With Defensive AI, Cloudflare is offering capabilities that can customized to fit organizations’ particular needs, with AI models being trained on user-specific traffic data.
“Fighting AI with AI is now a non-negotiable,” Cloudflare co-founder and CEO Matthew Prince said in a statement. “A personalized approach to protect data and defend against complex threats unique to an organization’s attack surface, at-speed, and scale, is paramount. By understanding ‘normal baselines’ in a customer’s environment and mitigating the threats that will move the needle towards increased resilience, Defensive AI is the crucial edge defenders need to stay ahead of today’s adversaries.”
Cloudflare will put AI Anomaly Detection into its API Gateway, which currently uses the vendor’s Sequence Analytics tool.
“To protect APIs at scale, API Anomaly Detection learns an application’s business logic by analyzing client API request sequences,” Cloudflare wrote. “It then builds a model of what a sequence of expected requests looks like for that application. The resulting traffic model is used to identify attacks that deviate from the expected client behavior.”

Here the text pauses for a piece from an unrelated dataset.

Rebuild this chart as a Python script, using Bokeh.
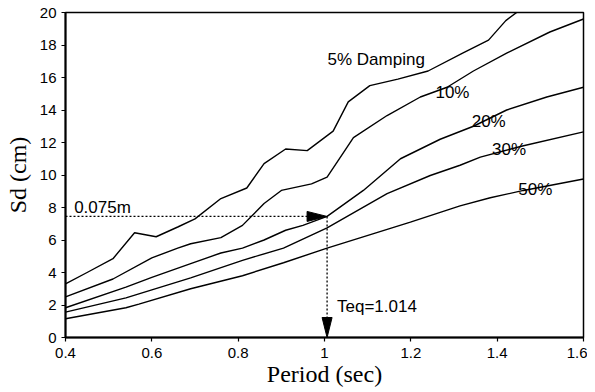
from bokeh.plotting import figure
from bokeh.models import FixedTicker, Range1d
from bokeh.core.properties import value
from bokeh.embed import file_html
from bokeh.resources import INLINE

# ---- data ----
period_5 = [0.40, 0.45, 0.51, 0.56, 0.61, 0.66, 0.70, 0.76, 0.82, 0.86, 0.91, 0.96, 1.02, 1.055, 1.105, 1.17, 1.24, 1.32, 1.38, 1.42, 1.46]
sd_5 = [3.3, 4.0, 4.85, 6.45, 6.2, 6.8, 7.3, 8.55, 9.2, 10.7, 11.6, 11.5, 12.7, 14.5, 15.5, 15.9, 16.4, 17.5, 18.3, 19.5, 20.3]

period_10 = [0.40, 0.51, 0.60, 0.66, 0.69, 0.76, 0.81, 0.86, 0.90, 0.97, 1.006, 1.052, 1.067, 1.145, 1.222, 1.284, 1.345, 1.422, 1.522, 1.60]
sd_10 = [2.5, 3.6, 4.9, 5.5, 5.77, 6.15, 6.9, 8.25, 9.05, 9.45, 9.87, 11.7, 12.3, 13.66, 14.8, 15.4, 16.4, 17.5, 18.8, 19.6]

period_20 = [0.40, 0.54, 0.60, 0.69, 0.76, 0.81, 0.86, 0.91, 0.95, 1.006, 1.09, 1.176, 1.268, 1.345, 1.422, 1.515, 1.60]
sd_20 = [1.83, 3.1, 3.7, 4.55, 5.2, 5.5, 6.0, 6.6, 6.9, 7.45, 9.05, 11.0, 12.2, 13.0, 14.0, 14.8, 15.4]

period_30 = [0.40, 0.54, 0.69, 0.81, 0.905, 1.006, 1.145, 1.245, 1.314, 1.361, 1.461, 1.60]
sd_30 = [1.56, 2.44, 3.67, 4.75, 5.5, 6.75, 8.85, 9.97, 10.6, 11.1, 11.8, 12.65]

period_50 = [0.40, 0.54, 0.57, 0.69, 0.81, 0.905, 1.006, 1.199, 1.314, 1.384, 1.461, 1.60]
sd_50 = [1.15, 1.83, 2.05, 3.0, 3.8, 4.6, 5.5, 7.1, 8.1, 8.6, 9.05, 9.75]

curve_labels = ["5% Damping", "10%", "20%", "30%", "50%"]
label_x = [1.007, 1.257, 1.341, 1.388, 1.449]
label_y = [17.1, 15.1, 13.3, 11.55, 9.1]

teq_period = 1.006      # where the dotted vertical is drawn
sd_target = 7.45        # 0.075 m
target_text = "0.075m"
teq_text = "Teq=1.014"

x_ticks = [0.4, 0.6, 0.8, 1.0, 1.2, 1.4, 1.6]
x_tick_labels = ["0.4", "0.6", "0.8", "1", "1.2", "1.4", "1.6"]
y_ticks = [0, 2, 4, 6, 8, 10, 12, 14, 16, 18, 20]

x_min, x_max = 0.4, 1.6
y_min, y_max = 0, 20

# ---- figure ----
W, H = 587, 390
p = figure(width=W, height=H, output_backend="svg", toolbar_location=None,
           x_range=Range1d(x_min, x_max), y_range=Range1d(y_min, y_max),
           min_border_left=65, min_border_right=4, min_border_top=12, min_border_bottom=53)
p.background_fill_color = "white"
p.border_fill_color = "white"
p.grid.visible = False
p.outline_line_color = "black"
p.outline_line_width = 1.5

sans = "Liberation Sans"
serif = "Liberation Serif"

for ax in (p.xaxis[0], p.yaxis[0]):
    ax.axis_line_width = 2
    ax.axis_line_color = "black"
    ax.major_tick_line_color = "black"
    ax.major_tick_line_width = 1.2
    ax.major_tick_out = 4
    ax.major_tick_in = 0
    ax.minor_tick_line_color = None
    ax.major_label_text_font = sans
    ax.major_label_text_font_size = "15px"
    ax.major_label_text_color = "black"
    ax.axis_label_text_font = serif
    ax.axis_label_text_font_size = "24px"
    ax.axis_label_text_font_style = "normal"
    ax.axis_label_text_color = "black"

p.xaxis.ticker = FixedTicker(ticks=x_ticks)
p.xaxis.major_label_overrides = dict(zip(x_ticks, x_tick_labels))
p.xaxis.major_label_standoff = 6
p.xaxis.axis_label = "Period (sec)"
p.xaxis.axis_label_standoff = 0
p.yaxis.ticker = FixedTicker(ticks=y_ticks)
p.yaxis.major_label_standoff = 5
p.yaxis.axis_label = "Sd (cm)"
p.yaxis.axis_label_standoff = 6

for xs, ys in [(period_5, sd_5), (period_10, sd_10), (period_20, sd_20),
               (period_30, sd_30), (period_50, sd_50)]:
    p.line(xs, ys, line_color="black", line_width=1.4)

# ---- dotted guides with arrow heads ----
frame_w = 518.0
frame_h = 325.0
px_x = (x_max - x_min) / frame_w
px_y = (y_max - y_min) / frame_h
head_len, head_half = 20, 5

p.line([x_min, teq_period - head_len * px_x], [sd_target, sd_target],
       line_color="black", line_width=1.3, line_dash="2 2")
p.line([teq_period, teq_period], [sd_target, y_min + head_len * px_y],
       line_color="black", line_width=1.3, line_dash="2 2")

p.patch([teq_period, teq_period - head_len * px_x, teq_period - head_len * px_x],
        [sd_target, sd_target + head_half * px_y, sd_target - head_half * px_y],
        fill_color="black", line_color="black")
p.patch([teq_period, teq_period - head_half * px_x, teq_period + head_half * px_x],
        [y_min, y_min + head_len * px_y, y_min + head_len * px_y],
        fill_color="black", line_color="black")

# ---- texts ----
p.text(label_x, label_y, text=curve_labels, text_font=value(sans),
       text_font_size="17px", text_baseline="middle", text_align="left", text_color="black")
p.text([0.42], [7.97], text=[target_text], text_font=value(sans),
       text_font_size="17px", text_baseline="middle", text_align="left", text_color="black")
p.text([1.029], [1.88], text=[teq_text], text_font=value(sans),
       text_font_size="17px", text_baseline="middle", text_align="left", text_color="black")

open("out.html", "w").write(file_html(p, INLINE))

The tools within Defensive AI will identify unknown flaws in applications, protect against phishing attacks through features to determine who is sending messages and building models to determine risk, and collect a list of known and good email senders for each customer.
“We can then detect the spoof attempts when the email is sent by someone from an unverified domain, but the domain mentioned in the email itself is a reference/verified domain,” Cloudflare wrote.